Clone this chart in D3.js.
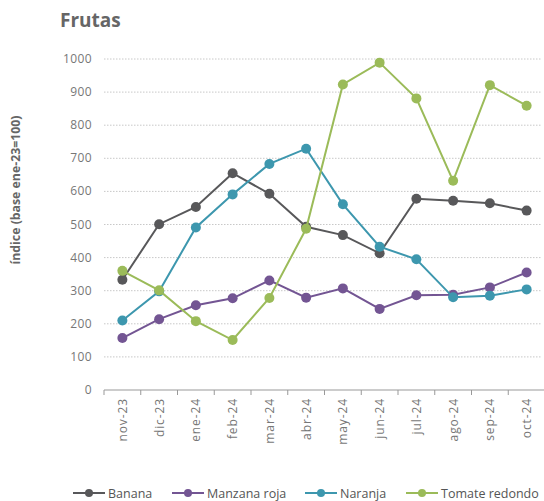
<!DOCTYPE html>
<html>
<head>
<meta charset="utf-8">
<script src="https://cdn.jsdelivr.net/npm/d3@7"></script>
<style>
  body { margin: 0; background: #fff; }
  svg { font-family: "Open Sans", Lato, sans-serif; }
</style>
</head>
<body>
<svg id="chart" width="544" height="501"></svg>
<script>
// months and values
var months = ["nov-23", "dic-23", "ene-24", "feb-24", "mar-24", "abr-24", "may-24", "jun-24", "jul-24", "ago-24", "sep-24", "oct-24"];
var banana = [333, 501, 553, 655, 593, 493, 468, 413, 578, 572, 564, 542];
var manzanaRoja = [157, 214, 256, 277, 331, 279, 307, 245, 286, 288, 310, 355];
var naranja = [210, 298, 491, 591, 683, 729, 561, 433, 395, 280, 285, 304];
var tomateRedondo = [360, 301, 208, 151, 278, 487, 923, 989, 881, 632, 921, 859];
var yTicks = [0, 100, 200, 300, 400, 500, 600, 700, 800, 900, 1000];

var series = [
  { name: "Banana", values: banana, color: "#58585a" },
  { name: "Manzana roja", values: manzanaRoja, color: "#735593" },
  { name: "Naranja", values: naranja, color: "#3d97ae" },
  { name: "Tomate redondo", values: tomateRedondo, color: "#9bbb59" }
];

var svg = d3.select("#chart");

var x = d3.scaleBand().domain(months).range([104, 545]);
var y = d3.scaleLinear().domain([0, 1000]).range([390, 59]);

// title
svg.append("text")
  .attr("x", 60).attr("y", 27)
  .attr("font-size", 19).attr("font-weight", "bold")
  .attr("fill", "#666")
  .text("Frutas");

// gridlines
svg.append("g").selectAll("line")
  .data(yTicks.filter(function (d) { return d > 0; }))
  .enter().append("line")
  .attr("x1", 104).attr("x2", 542)
  .attr("y1", function (d) { return y(d); })
  .attr("y2", function (d) { return y(d); })
  .attr("stroke", "#c8c8c8")
  .attr("stroke-dasharray", "1.5,1.5");

// y labels
svg.append("g").selectAll("text")
  .data(yTicks)
  .enter().append("text")
  .attr("x", 92)
  .attr("y", function (d) { return y(d) + 4; })
  .attr("text-anchor", "end")
  .attr("font-size", 12)
  .attr("letter-spacing", 0.4)
  .attr("fill", "#777")
  .text(function (d) { return d; });

// y title
svg.append("text")
  .attr("transform", "translate(20,190) rotate(-90)")
  .attr("text-anchor", "middle")
  .attr("font-size", 12.3).attr("font-weight", "bold")
  .attr("fill", "#666")
  .text("índice (base ene-23=100)");

// x axis
var xAxis = svg.append("g")
  .attr("transform", "translate(0,390)");
xAxis.append("line")
  .attr("x1", 104).attr("x2", 545)
  .attr("stroke", "#999");
xAxis.selectAll(".tk")
  .data(months)
  .enter().append("line")
  .attr("x1", function (d) { return x(d); })
  .attr("x2", function (d) { return x(d); })
  .attr("y2", 5)
  .attr("stroke", "#999");
xAxis.selectAll("text")
  .data(months)
  .enter().append("text")
  .attr("transform", function (d) {
    return "translate(" + (x(d) + x.bandwidth() / 2 + 4.5) + ",8) rotate(-90)";
  })
  .attr("text-anchor", "end")
  .attr("font-size", 12)
  .attr("letter-spacing", 0.9)
  .attr("fill", "#777")
  .text(function (d) { return d; });

// lines
var line = d3.line()
  .x(function (d, i) { return x(months[i]) + x.bandwidth() / 2; })
  .y(function (d) { return y(d); });

series.forEach(function (s) {
  var g = svg.append("g");
  g.append("path")
    .attr("d", line(s.values))
    .attr("fill", "none")
    .attr("stroke", s.color)
    .attr("stroke-width", 2);
  g.selectAll("circle")
    .data(s.values)
    .enter().append("circle")
    .attr("cx", function (d, i) { return x(months[i]) + x.bandwidth() / 2; })
    .attr("cy", function (d) { return y(d); })
    .attr("r", 5)
    .attr("fill", s.color);
});

// legend
var legX = [73, 172, 305, 406];
var legend = svg.append("g").attr("transform", "translate(0,493)");
series.forEach(function (s, i) {
  var lg = legend.append("g").attr("transform", "translate(" + legX[i] + ",0)");
  lg.append("line").attr("x1", 0).attr("x2", 32)
    .attr("stroke", s.color).attr("stroke-width", 2);
  lg.append("circle").attr("cx", 16).attr("r", 4).attr("fill", s.color);
  lg.append("text").attr("x", 35).attr("y", 4.5)
    .attr("font-size", 12.5).attr("fill", "#555")
    .text(s.name);
});
</script>
</body>
</html>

- - - -

*Work instructions*:
Repeat, exactly and in full, each line from the start of the data to the line that contains "var y = d3.scaleLinear().domain([0, 1000]).range([390, 59]);". Pictures do not go in.

*Solution to the problem*:
Clone this chart in D3.js.
<!DOCTYPE html>
<html>
<head>
<meta charset="utf-8">
<script src="https://cdn.jsdelivr.net/npm/d3@7"></script>
<style>
  body { margin: 0; background: #fff; }
  svg { font-family: "Open Sans", Lato, sans-serif; }
</style>
</head>
<body>
<svg id="chart" width="544" height="501"></svg>
<script>
// months and values
var months = ["nov-23", "dic-23", "ene-24", "feb-24", "mar-24", "abr-24", "may-24", "jun-24", "jul-24", "ago-24", "sep-24", "oct-24"];
var banana = [333, 501, 553, 655, 593, 493, 468, 413, 578, 572, 564, 542];
var manzanaRoja = [157, 214, 256, 277, 331, 279, 307, 245, 286, 288, 310, 355];
var naranja = [210, 298, 491, 591, 683, 729, 561, 433, 395, 280, 285, 304];
var tomateRedondo = [360, 301, 208, 151, 278, 487, 923, 989, 881, 632, 921, 859];
var yTicks = [0, 100, 200, 300, 400, 500, 600, 700, 800, 900, 1000];

var series = [
  { name: "Banana", values: banana, color: "#58585a" },
  { name: "Manzana roja", values: manzanaRoja, color: "#735593" },
  { name: "Naranja", values: naranja, color: "#3d97ae" },
  { name: "Tomate redondo", values: tomateRedondo, color: "#9bbb59" }
];

var svg = d3.select("#chart");

var x = d3.scaleBand().domain(months).range([104, 545]);
var y = d3.scaleLinear().domain([0, 1000]).range([390, 59]);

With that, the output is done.